Inveja, mágoa, ciúme, instabilidade,
ódio, pusilanimidade e outros hediondos sentimentos que afligem as crianças
maltratadas, carentes, abandonadas mesmo nas casas onde moram, desde que não
são lares verdadeiros, constituem os mecanismos de reação de todos quantos se
sentem infelizes, mesmo que inconscientemente.
A compreensão dos direitos alheios e
dos próprios deveres, o contributo da fraternidade, a segurança afetiva, a
harmonia interior, a compaixão, a lealdade se instalarão no ser, cicatrizando
as feridas, à medida que o meio ambiente se transforme para melhor e o afeto
dos outros, sincero quão desinteressado, substitua a indiferença habitual.

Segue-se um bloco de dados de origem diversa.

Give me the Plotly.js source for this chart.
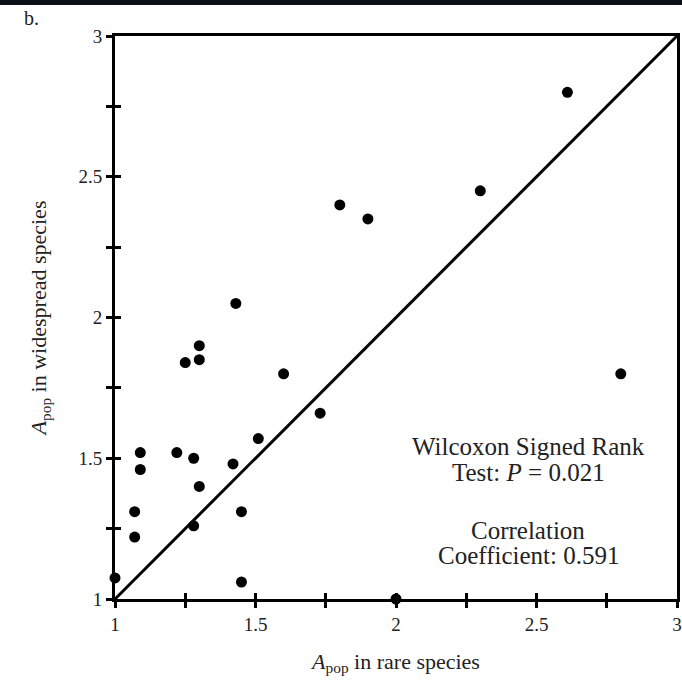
<!DOCTYPE html>
<html>
<head>
<meta charset="utf-8">
<script src="https://cdn.plot.ly/plotly-3.0.1.min.js"></script>
<style>html,body{margin:0;padding:0;background:#fff;}#chart{width:682px;height:688px;}</style>
</head>
<body>
<div id="chart"></div>
<script>
// A_pop in rare species (x) vs widespread species (y)
var rareSpecies = [1.00, 1.07, 1.07, 1.09, 1.09, 1.22, 1.25, 1.28, 1.28, 1.30, 1.30, 1.30, 1.42, 1.43, 1.45, 1.45, 1.51, 1.60, 1.73, 1.80, 1.90, 2.00, 2.30, 2.61, 2.80];
var widespreadSpecies = [1.075, 1.22, 1.31, 1.46, 1.52, 1.52, 1.84, 1.26, 1.50, 1.40, 1.85, 1.90, 1.48, 2.05, 1.31, 1.06, 1.57, 1.80, 1.66, 2.40, 2.35, 1.00, 2.45, 2.80, 1.80];
var equalityX = [1, 3];
var equalityY = [1, 3];
var tickVals = [1, 1.5, 2, 2.5, 3];
var tickText = ['1', '1.5', '2', '2.5', '3'];
var statLines = ['Wilcoxon Signed Rank', 'Test: <i>P</i> = 0.021', 'Correlation', 'Coefficient: 0.591'];
var statY = [1.54, 1.45, 1.245, 1.155];

var serif = '"Liberation Serif", "Times New Roman", Times, serif';
var txtColor = '#222';

var traces = [
  {x: equalityX, y: equalityY, mode: 'lines', line: {color: '#000', width: 3}, hoverinfo: 'skip', showlegend: false},
  {x: rareSpecies, y: widespreadSpecies, mode: 'markers', marker: {color: '#000', size: 11, symbol: 'circle'}, cliponaxis: false, showlegend: false},
  {x: [equalityX[0]], y: [equalityY[0]], xaxis: 'x2', yaxis: 'y2', mode: 'markers', marker: {opacity: 0}, hoverinfo: 'skip', showlegend: false}
];

var annotations = statLines.map(function (t, i) {
  return {x: 2.47, y: statY[i], xref: 'x', yref: 'y', text: t, showarrow: false,
          font: {family: serif, size: 25, color: txtColor}, xanchor: 'center', yanchor: 'middle'};
});
annotations.push({x: -0.165, y: 1.032, xref: 'paper', yref: 'paper', text: 'b.', showarrow: false,
  xanchor: 'left', yanchor: 'middle', font: {family: serif, size: 20, color: txtColor}});

var common = {
  range: [1, 3], showgrid: false, zeroline: false
};

var layout = {
  width: 682, height: 688,
  margin: {l: 115, r: 5, t: 36, b: 89},
  paper_bgcolor: '#fff', plot_bgcolor: '#fff',
  showlegend: false,
  xaxis: Object.assign({}, common, {
    showline: true, linecolor: '#000', linewidth: 3, mirror: true,
    tickvals: tickVals, ticktext: tickText,
    ticks: 'outside', ticklen: 6, tickwidth: 3, tickcolor: '#000',
    minor: {dtick: 0.25, tick0: 1, ticks: 'outside', ticklen: 6, tickwidth: 3, tickcolor: '#000'},
    tickfont: {family: serif, size: 19, color: txtColor},
    title: {text: '<i>A</i><sub>pop</sub> in rare species', font: {family: serif, size: 22, color: txtColor}, standoff: 20}
  }),
  yaxis: Object.assign({}, common, {
    showline: true, linecolor: '#000', linewidth: 3, mirror: true,
    tickvals: tickVals, ticktext: tickText,
    ticks: 'outside', ticklen: 6, tickwidth: 3, tickcolor: '#000',
    minor: {dtick: 0.25, tick0: 1, ticks: 'outside', ticklen: 6, tickwidth: 3, tickcolor: '#000'},
    tickfont: {family: serif, size: 19, color: txtColor},
    title: {text: '<i>A</i><sub>pop</sub> in widespread species', font: {family: serif, size: 22, color: txtColor}, standoff: 26}
  }),
  xaxis2: Object.assign({}, common, {
    overlaying: 'x', anchor: 'y2', side: 'bottom', showline: false, showticklabels: false,
    tickvals: tickVals, ticks: 'inside', ticklen: 6, tickwidth: 3, tickcolor: '#000',
    minor: {dtick: 0.25, tick0: 1, ticks: 'inside', ticklen: 6, tickwidth: 3, tickcolor: '#000'}
  }),
  yaxis2: Object.assign({}, common, {
    overlaying: 'y', anchor: 'x2', side: 'left', showline: false, showticklabels: false,
    tickvals: tickVals, ticks: 'inside', ticklen: 6, tickwidth: 3, tickcolor: '#000',
    minor: {dtick: 0.25, tick0: 1, ticks: 'inside', ticklen: 6, tickwidth: 3, tickcolor: '#000'}
  }),
  annotations: annotations,
  shapes: [
    {type: 'rect', xref: 'paper', yref: 'paper', x0: -0.3, x1: 1.1, y0: 1.055, y1: 1.075, fillcolor: '#0b0f18', line: {width: 0}, layer: 'above'}
  ]
};

Plotly.newPlot('chart', traces, layout, {displayModeBar: false, staticPlot: true});
</script>
</body>
</html>
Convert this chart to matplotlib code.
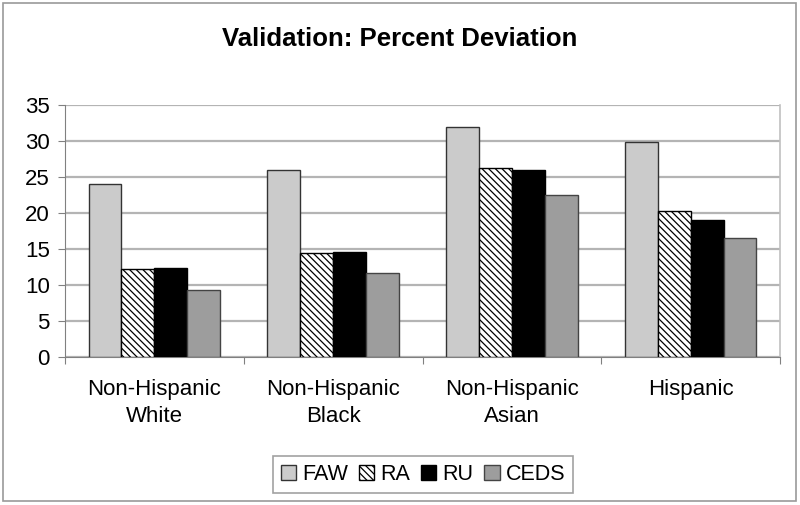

Qualquer ferida emocional cicatrizada
pode reabrir-se de um para outro momento, porquanto não erradicada a causa
desencadeadora, os tecidos psicológicos estarão muito frágeis, rompendo-se com
facilidade, pela falta de resistência aos impactos enfrentados.
A questão da felicidade, por isso
mesmo, é muito relativa. Se a felicidade são os divertimentos, ou é o prazer,
ei-la de fácil aquisição. No entanto, se está radicada na plenitude, muito
complexa é a engrenagem que a aciona.
De certo modo, ela
somente se expressa em totalidade, quando o artista conclui a obra a que se
entrega, o santo ao ministério de amor a que se devota, o cientista realiza a
pesquisa exitosa, o pensador atinge com a sua mensagem o mundo que o aguarda, o
cidadão comum se sente em paz consigo mesmo... O dar-se, a que se refere o
Evangelho, certamente é a melhor metodologia para alcançar-se essa ventura que
harmoniza e plenifica.
Toda vez, portanto, que alguém sinta
incompletude, insegurança, seja visitado pelos sentimentos inquietadores da
insegurança, do medo, da raiva e da inveja injustificáveis, exceção feita aos
estados patológicos profundos, as feridas da infância estão ainda abertas ou
reabrindo-se, e necessitando com urgência de cicatrização.